Alternatively
Step 1: Through family and intrigue, amass a vast host before you declare war against a dynasty you have divided upon itself
Step 2: You have already won
Option 4 is definitely my favorite, even though the dynastic system is another thing I'm not quite sure I understand how it works(and how to exploit it for fun and for profit). Contrary to combat though I feel dynasties can be made sense of without recurring to spreadsheets
And I thought longbowmen were nerfed ever since a while ago(HL patch, I think)? Never really used them, just what I read around forums.
The whole notion of dynasty is just aggressively marry and produce as many children as possible to aggressively marry, make your children and all in your dynasty aggressively marry, give any lands you conquer to your family, marry off your children to heirs as soon as possible, keep growing and growing and eventually you reach critical mass where your dynasty begins increasing by itself across foreign Empires, cultures, even religions. In my most prolific Miroslav world-dynasty run several tens of thousands of noblemen and women were Miroslavs, every head of state was a Miroslav, everyone in the medieval had a Miroslav as a common ancestor, Miroslavs ruled on all levels of governments from barony to Empire, every Pope of all major branches of Christianity were Miroslav, all the Holy Order Grandmasters were Miroslav, even when the Mongols invaded it wasn't long before they became Miroslav, and when I exported it to EUIV even China and Japan became Miroslav. Good practice is to play as one of the Rurikovich, Isauros or Karling chieftains/monarchs as they already start with heavily entrenched dynasties. The Rurikovich are the Russian principalities who band together when invaded and fight amongst themselves when at peace, the Karlings are the breakup states of the Carolingian Empire and the Isauros are the rulers of the Byzantine Empire. If you want to have that sort of dynasty play that focuses almost exclusively on cloak and dagger / political intrigue, Dharmic India pre-Islamic invasion is pretty good as a lot of the great holy wars and invasions do not touch the continent and physical territorial changes are very slow, with pretty much all control having to pass through clever dynasty management or gradual annexation. Playing as a Sultan during and after the Islamic invasion would also be pretty good, though you wouldn't have as much ability to marry off Dharmic dynasties, you would be able to use a lot of Holy War mechanics the other rulers can't use and then replace all the title-holders with your dynasty members, allowing for more dynasty construction that way.
General rule of thumb:
- Never marry your children off to children with inferior congenital traits like ugly, inbred or pretty much anything that hampers fertility like old age.
- Even if you cannot find suitable spouses for your dynasty members who are heirs or will produce heirs, marry of your children to eligible courtiers of good traits to produce more children for future opportunities.

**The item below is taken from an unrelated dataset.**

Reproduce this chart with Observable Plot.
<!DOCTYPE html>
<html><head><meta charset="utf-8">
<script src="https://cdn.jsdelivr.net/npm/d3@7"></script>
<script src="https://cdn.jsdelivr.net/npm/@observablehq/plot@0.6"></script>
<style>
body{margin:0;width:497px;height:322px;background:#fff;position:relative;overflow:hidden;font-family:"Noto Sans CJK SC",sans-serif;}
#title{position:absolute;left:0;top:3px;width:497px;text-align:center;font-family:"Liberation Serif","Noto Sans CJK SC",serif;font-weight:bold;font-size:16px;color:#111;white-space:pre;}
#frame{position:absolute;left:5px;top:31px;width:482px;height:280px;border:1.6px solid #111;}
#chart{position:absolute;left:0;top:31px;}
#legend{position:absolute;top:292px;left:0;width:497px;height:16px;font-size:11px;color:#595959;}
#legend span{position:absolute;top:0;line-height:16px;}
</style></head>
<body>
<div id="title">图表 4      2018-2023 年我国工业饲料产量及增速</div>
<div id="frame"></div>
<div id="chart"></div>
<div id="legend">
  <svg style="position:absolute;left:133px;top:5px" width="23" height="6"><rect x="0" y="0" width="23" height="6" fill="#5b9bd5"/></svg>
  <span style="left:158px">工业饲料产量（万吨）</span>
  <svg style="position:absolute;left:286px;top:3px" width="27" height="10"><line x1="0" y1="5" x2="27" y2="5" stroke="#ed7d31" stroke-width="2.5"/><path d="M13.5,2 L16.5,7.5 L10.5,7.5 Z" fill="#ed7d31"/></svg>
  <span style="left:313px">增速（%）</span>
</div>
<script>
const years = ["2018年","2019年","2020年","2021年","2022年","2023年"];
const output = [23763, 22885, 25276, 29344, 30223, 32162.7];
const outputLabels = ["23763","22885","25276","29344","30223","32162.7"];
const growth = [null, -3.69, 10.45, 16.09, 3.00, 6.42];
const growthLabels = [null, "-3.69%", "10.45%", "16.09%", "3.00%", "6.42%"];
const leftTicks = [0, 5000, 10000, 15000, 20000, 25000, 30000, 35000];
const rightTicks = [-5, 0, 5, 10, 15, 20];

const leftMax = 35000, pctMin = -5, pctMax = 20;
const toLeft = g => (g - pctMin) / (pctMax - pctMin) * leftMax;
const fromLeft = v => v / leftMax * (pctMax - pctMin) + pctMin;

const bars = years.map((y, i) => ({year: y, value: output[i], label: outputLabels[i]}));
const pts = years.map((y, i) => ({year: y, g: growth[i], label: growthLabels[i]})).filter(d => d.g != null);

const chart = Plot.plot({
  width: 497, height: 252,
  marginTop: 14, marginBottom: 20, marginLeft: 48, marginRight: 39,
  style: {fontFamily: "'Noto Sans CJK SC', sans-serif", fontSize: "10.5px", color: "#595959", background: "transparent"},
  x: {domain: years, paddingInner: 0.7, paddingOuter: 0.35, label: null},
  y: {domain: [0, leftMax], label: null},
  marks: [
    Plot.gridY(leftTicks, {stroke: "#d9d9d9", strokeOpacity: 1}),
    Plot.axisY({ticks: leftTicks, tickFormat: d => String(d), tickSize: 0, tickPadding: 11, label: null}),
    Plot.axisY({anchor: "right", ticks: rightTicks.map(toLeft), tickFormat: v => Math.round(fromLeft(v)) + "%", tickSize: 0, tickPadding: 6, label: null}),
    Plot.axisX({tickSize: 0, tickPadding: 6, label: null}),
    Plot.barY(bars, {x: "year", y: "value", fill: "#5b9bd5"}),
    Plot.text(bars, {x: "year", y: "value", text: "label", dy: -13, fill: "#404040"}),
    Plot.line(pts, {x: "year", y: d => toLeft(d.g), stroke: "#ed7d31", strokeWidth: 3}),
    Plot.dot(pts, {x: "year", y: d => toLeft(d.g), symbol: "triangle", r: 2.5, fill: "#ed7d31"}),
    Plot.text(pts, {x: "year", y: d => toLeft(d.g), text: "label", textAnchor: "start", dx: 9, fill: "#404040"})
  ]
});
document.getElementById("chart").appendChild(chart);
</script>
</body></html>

- Check up inheritence laws and use them wisely. For example marrying your son to a Karling Queen will produce children of your dynasty, but under an elective monarchy they may nonetheless choose a Karling and not your dynastic relative as the heir (and so your relative will have to prove itself or you'll just have to keep trying until they choose one of your relatives). Likewise almost all of the times you ask a King will not want to grant a matrilineal marriage between you and any of his sons on account of there being a real possibility one of them would be heir and produce your heir. So what do you do? You propose a matrilineal marriage between the thirdborn's son's son and your daughter or something close to it and wait for the older sons of the King to die childless, recklessly (or sneakily, help them die yourself) and your dynasty will inherit that title. And failing that, you will now have hold of your own dynasty members with claims to that title. If you yourself are powerful you can press those claims, or if you are less powerful, you can swear fealty to that Lord and then start a faction to install your dynasty member to the throne.

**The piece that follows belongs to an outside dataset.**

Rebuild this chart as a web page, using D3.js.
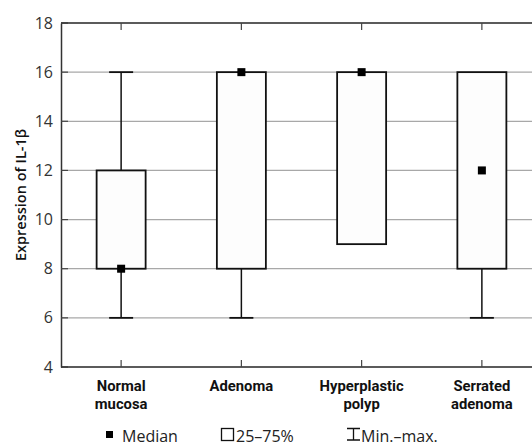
<!DOCTYPE html>
<html>
<head>
<meta charset="utf-8">
<script src="https://cdn.jsdelivr.net/npm/d3@7"></script>
<style>
  body { margin: 0; background: #fff; }
  svg { font-family: "Open Sans", "Noto Sans", sans-serif; }
</style>
</head>
<body>
<svg width="532" height="446"></svg>
<script>
const categories = [['Normal', 'mucosa'], ['Adenoma'], ['Hyperplastic', 'polyp'], ['Serrated', 'adenoma']];
const mins = [6, 6, 9, 6];
const q1s = [8, 8, 9, 8];
const medians = [8, 16, 16, 12];
const q3s = [12, 16, 16, 16];
const maxs = [16, 16, 16, 16];
const yTicks = [4, 6, 8, 10, 12, 14, 16, 18];

const width = 532;
const height = 446;
const margin = { top: 23, left: 61, bottom: 79 };

const svg = d3.select('svg');

const x = d3.scaleBand()
    .domain(categories.map(d => d.join(' ')))
    .range([margin.left, margin.left + 481]);

const y = d3.scaleLinear()
    .domain([4, 18])
    .range([height - margin.bottom, margin.top]);

const boxW = 49;
const capW = 24;

// gridlines
svg.append('g')
    .selectAll('line')
    .data(yTicks)
    .enter()
    .append('line')
    .attr('x1', margin.left)
    .attr('x2', width)
    .attr('y1', d => y(d))
    .attr('y2', d => y(d))
    .attr('stroke', '#a8a8a8')
    .attr('stroke-width', 1.2);

// left axis
const yAxis = svg.append('g')
    .attr('transform', `translate(${margin.left},0)`)
    .call(d3.axisLeft(y).tickValues(yTicks).tickSize(0).tickPadding(8));
yAxis.select('.domain').attr('stroke', '#333').attr('stroke-width', 1.5);
yAxis.selectAll('text')
    .attr('font-size', 16)
    .attr('fill', '#333')
    .attr('font-family', '"Open Sans", sans-serif');

// small dark ticks inside left axis
svg.append('g')
    .selectAll('line')
    .data(yTicks)
    .enter()
    .append('line')
    .attr('x1', margin.left)
    .attr('x2', margin.left + 7)
    .attr('y1', d => y(d))
    .attr('y2', d => y(d))
    .attr('stroke', '#444')
    .attr('stroke-width', 1.2);

// top and bottom frame lines
[18, 4].forEach(v => {
    svg.append('line')
        .attr('x1', margin.left)
        .attr('x2', width)
        .attr('y1', y(v))
        .attr('y2', y(v))
        .attr('stroke', '#333')
        .attr('stroke-width', 1.5);
});

const cx = i => x(categories[i].join(' ')) + x.bandwidth() / 2;

// category ticks at top and bottom
categories.forEach((c, i) => {
    svg.append('line')
        .attr('x1', cx(i)).attr('x2', cx(i))
        .attr('y1', y(18)).attr('y2', y(18) + 7)
        .attr('stroke', '#444').attr('stroke-width', 1.2);
    svg.append('line')
        .attr('x1', cx(i)).attr('x2', cx(i))
        .attr('y1', y(4)).attr('y2', y(4) - 7)
        .attr('stroke', '#444').attr('stroke-width', 1.2);
});

const boxes = svg.append('g');
categories.forEach((c, i) => {
    const g = boxes.append('g');
    // whiskers
    if (maxs[i] > q3s[i]) {
        g.append('line')
            .attr('x1', cx(i)).attr('x2', cx(i))
            .attr('y1', y(maxs[i])).attr('y2', y(q3s[i]))
            .attr('stroke', '#111').attr('stroke-width', 1.5);
        g.append('line')
            .attr('x1', cx(i) - capW / 2).attr('x2', cx(i) + capW / 2)
            .attr('y1', y(maxs[i])).attr('y2', y(maxs[i]))
            .attr('stroke', '#111').attr('stroke-width', 1.8);
    }
    if (mins[i] < q1s[i]) {
        g.append('line')
            .attr('x1', cx(i)).attr('x2', cx(i))
            .attr('y1', y(q1s[i])).attr('y2', y(mins[i]))
            .attr('stroke', '#111').attr('stroke-width', 1.5);
        g.append('line')
            .attr('x1', cx(i) - capW / 2).attr('x2', cx(i) + capW / 2)
            .attr('y1', y(mins[i])).attr('y2', y(mins[i]))
            .attr('stroke', '#111').attr('stroke-width', 1.8);
    }
    // box
    g.append('rect')
        .attr('x', cx(i) - boxW / 2)
        .attr('y', y(q3s[i]))
        .attr('width', boxW)
        .attr('height', y(q1s[i]) - y(q3s[i]))
        .attr('fill', '#fdfdfd')
        .attr('stroke', '#111')
        .attr('stroke-width', 1.8);
    // median
    g.append('rect')
        .attr('x', cx(i) - 4)
        .attr('y', y(medians[i]) - 4)
        .attr('width', 8)
        .attr('height', 8)
        .attr('fill', '#000');
});

// category labels, one text per line (Roboto keeps the two lines from touching)
categories.forEach((c, i) => {
    c.forEach((line, j) => {
        svg.append('text')
            .attr('x', cx(i))
            .attr('y', 391 + j * 17.5)
            .attr('text-anchor', 'middle')
            .attr('font-family', 'Roboto, sans-serif')
            .attr('font-size', 14.8)
            .attr('font-weight', 700)
            .attr('fill', '#111')
            .text(line);
    });
});

// y axis title
svg.append('text')
    .attr('transform', `translate(26, ${(y(4) + y(18)) / 2}) rotate(-90)`)
    .attr('text-anchor', 'middle')
    .attr('font-size', 14.5)
    .attr('font-weight', 600)
    .attr('fill', '#111')
    .text('Expression of IL-1β');

// legend
const legend = svg.append('g').attr('font-size', 16).attr('fill', '#222');
legend.append('rect')
    .attr('x', 106).attr('y', 431).attr('width', 7).attr('height', 7).attr('fill', '#000');
legend.append('text').attr('x', 122).attr('y', 442).text('Median');

legend.append('rect')
    .attr('x', 221.5).attr('y', 428.5).attr('width', 12).attr('height', 12)
    .attr('fill', 'none').attr('stroke', '#111').attr('stroke-width', 1.3);
legend.append('text').attr('x', 236).attr('y', 442).text('25–75%');

legend.append('path')
    .attr('d', 'M347,428.5 H360 M353.5,428.5 V440 M347,440 H360')
    .attr('fill', 'none').attr('stroke', '#111').attr('stroke-width', 1.3);
legend.append('text').attr('x', 361).attr('y', 442).text('Min.–max.');
</script>
</body>
</html>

- Always be wary when passing out big titles to your children. If you give too many powerful titles with relatives too closely related, you can end up with brothers and sisters with lots of power with strong claims to each others' titles. This is why cultivating the entire family, even unlanded dynastic members is important.

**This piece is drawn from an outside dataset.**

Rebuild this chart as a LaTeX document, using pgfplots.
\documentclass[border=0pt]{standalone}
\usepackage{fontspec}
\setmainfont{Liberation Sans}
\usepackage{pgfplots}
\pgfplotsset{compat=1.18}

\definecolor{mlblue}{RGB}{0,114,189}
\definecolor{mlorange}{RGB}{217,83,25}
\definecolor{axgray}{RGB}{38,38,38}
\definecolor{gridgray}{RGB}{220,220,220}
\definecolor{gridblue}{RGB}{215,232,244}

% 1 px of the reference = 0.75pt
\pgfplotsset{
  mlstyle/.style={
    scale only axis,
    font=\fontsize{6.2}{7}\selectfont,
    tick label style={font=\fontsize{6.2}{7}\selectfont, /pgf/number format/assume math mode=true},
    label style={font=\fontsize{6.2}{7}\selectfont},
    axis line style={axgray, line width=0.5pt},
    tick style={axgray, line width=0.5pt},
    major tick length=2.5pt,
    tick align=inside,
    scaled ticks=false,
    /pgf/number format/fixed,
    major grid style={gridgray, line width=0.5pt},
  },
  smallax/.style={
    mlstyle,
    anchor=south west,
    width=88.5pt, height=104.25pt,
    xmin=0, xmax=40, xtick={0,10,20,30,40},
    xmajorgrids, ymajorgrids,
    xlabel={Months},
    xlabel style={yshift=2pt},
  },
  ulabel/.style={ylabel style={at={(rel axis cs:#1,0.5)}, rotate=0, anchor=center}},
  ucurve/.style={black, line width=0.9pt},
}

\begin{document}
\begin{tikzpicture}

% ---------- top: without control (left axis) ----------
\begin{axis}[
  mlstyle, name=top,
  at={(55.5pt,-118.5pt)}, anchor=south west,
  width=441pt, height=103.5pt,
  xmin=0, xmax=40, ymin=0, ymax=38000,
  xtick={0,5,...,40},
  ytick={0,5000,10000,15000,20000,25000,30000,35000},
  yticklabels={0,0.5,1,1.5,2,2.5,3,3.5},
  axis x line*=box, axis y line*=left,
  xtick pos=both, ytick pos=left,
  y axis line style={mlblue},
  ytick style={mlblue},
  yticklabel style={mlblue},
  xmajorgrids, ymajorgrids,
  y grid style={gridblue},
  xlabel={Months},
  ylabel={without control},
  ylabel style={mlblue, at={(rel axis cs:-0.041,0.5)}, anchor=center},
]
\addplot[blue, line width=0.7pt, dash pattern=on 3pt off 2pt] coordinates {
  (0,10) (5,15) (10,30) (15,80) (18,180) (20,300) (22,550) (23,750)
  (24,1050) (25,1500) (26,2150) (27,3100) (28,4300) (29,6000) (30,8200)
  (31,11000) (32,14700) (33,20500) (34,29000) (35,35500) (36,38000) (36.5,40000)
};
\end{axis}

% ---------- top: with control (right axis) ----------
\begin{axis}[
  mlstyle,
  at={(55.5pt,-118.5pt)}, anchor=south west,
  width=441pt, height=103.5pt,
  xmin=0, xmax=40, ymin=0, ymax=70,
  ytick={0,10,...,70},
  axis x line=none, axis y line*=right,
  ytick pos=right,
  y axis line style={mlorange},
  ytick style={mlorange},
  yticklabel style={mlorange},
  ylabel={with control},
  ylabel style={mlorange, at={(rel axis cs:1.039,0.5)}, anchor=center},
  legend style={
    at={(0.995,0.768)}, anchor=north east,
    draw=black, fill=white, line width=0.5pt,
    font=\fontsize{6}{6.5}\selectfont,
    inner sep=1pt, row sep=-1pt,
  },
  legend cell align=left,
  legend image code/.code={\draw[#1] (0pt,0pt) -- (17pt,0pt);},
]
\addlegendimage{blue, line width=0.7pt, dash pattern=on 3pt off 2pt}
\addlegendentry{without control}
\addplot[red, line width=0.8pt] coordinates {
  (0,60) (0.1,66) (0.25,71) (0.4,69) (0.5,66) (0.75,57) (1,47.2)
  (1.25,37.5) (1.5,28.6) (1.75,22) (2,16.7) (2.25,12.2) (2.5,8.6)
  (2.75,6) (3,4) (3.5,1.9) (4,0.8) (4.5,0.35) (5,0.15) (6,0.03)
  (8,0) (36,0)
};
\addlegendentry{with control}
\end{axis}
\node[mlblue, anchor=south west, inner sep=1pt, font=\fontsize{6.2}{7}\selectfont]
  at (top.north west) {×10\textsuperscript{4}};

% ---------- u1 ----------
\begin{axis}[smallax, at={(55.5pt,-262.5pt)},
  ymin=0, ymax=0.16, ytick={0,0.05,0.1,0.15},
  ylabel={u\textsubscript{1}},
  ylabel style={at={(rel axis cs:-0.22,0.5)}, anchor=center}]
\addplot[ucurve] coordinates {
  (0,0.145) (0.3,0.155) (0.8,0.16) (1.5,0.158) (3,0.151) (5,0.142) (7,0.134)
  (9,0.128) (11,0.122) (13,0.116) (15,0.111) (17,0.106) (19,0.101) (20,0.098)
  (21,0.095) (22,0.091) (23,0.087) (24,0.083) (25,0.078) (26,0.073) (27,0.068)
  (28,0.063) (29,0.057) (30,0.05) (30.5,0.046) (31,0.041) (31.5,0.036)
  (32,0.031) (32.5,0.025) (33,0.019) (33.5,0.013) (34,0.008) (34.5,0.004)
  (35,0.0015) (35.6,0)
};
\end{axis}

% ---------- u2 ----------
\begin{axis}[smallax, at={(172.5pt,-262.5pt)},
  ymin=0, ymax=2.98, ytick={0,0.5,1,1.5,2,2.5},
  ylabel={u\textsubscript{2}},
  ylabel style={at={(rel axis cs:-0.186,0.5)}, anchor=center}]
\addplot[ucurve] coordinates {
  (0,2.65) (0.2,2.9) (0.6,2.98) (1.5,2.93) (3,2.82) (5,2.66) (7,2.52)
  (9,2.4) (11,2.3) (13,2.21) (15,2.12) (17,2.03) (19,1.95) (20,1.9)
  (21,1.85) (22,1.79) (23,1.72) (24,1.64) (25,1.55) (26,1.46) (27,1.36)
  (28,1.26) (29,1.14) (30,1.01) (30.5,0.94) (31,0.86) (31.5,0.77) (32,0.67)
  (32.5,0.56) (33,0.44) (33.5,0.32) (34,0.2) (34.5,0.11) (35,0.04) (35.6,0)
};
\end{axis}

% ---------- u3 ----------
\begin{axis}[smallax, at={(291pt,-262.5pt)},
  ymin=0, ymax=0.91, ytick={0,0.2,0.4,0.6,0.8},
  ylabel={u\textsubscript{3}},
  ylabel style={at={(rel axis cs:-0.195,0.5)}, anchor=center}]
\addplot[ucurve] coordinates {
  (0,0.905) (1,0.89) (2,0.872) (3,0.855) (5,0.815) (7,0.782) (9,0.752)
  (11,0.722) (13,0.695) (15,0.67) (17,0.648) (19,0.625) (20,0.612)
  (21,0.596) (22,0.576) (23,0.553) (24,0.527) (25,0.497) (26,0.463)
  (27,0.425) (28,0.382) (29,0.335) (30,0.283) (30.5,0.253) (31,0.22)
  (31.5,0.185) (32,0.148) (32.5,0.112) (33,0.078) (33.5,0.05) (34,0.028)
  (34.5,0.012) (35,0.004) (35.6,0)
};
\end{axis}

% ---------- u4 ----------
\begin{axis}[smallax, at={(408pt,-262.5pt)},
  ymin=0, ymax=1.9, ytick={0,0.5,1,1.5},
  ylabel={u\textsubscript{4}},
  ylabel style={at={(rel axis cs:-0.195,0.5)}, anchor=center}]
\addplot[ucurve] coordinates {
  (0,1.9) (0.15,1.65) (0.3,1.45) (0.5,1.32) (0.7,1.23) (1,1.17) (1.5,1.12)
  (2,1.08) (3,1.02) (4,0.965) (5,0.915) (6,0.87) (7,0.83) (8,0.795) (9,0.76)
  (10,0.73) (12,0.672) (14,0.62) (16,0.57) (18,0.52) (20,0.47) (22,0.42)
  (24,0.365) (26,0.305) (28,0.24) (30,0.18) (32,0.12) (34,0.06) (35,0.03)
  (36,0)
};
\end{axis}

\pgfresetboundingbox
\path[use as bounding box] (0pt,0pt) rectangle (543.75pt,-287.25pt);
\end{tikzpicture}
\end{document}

Just some examples on how to be super sneaky with dynasties. Also when trying to play intrigues on foreign religions and the Mongols, be very careful as the religions isolate the dynastic branches and controlling dynasty drift (where branches stop answering to your main dynastic line and take on their own individual path) can be exacerbated when your own dynastic offshoots start gunning for your titles / start fusing into one super Empire with designs on your land. Generally it's a good idea to try and control the religious head so you essentially control your family's pocket money, and can withdraw it from unruly branches behaving out of line.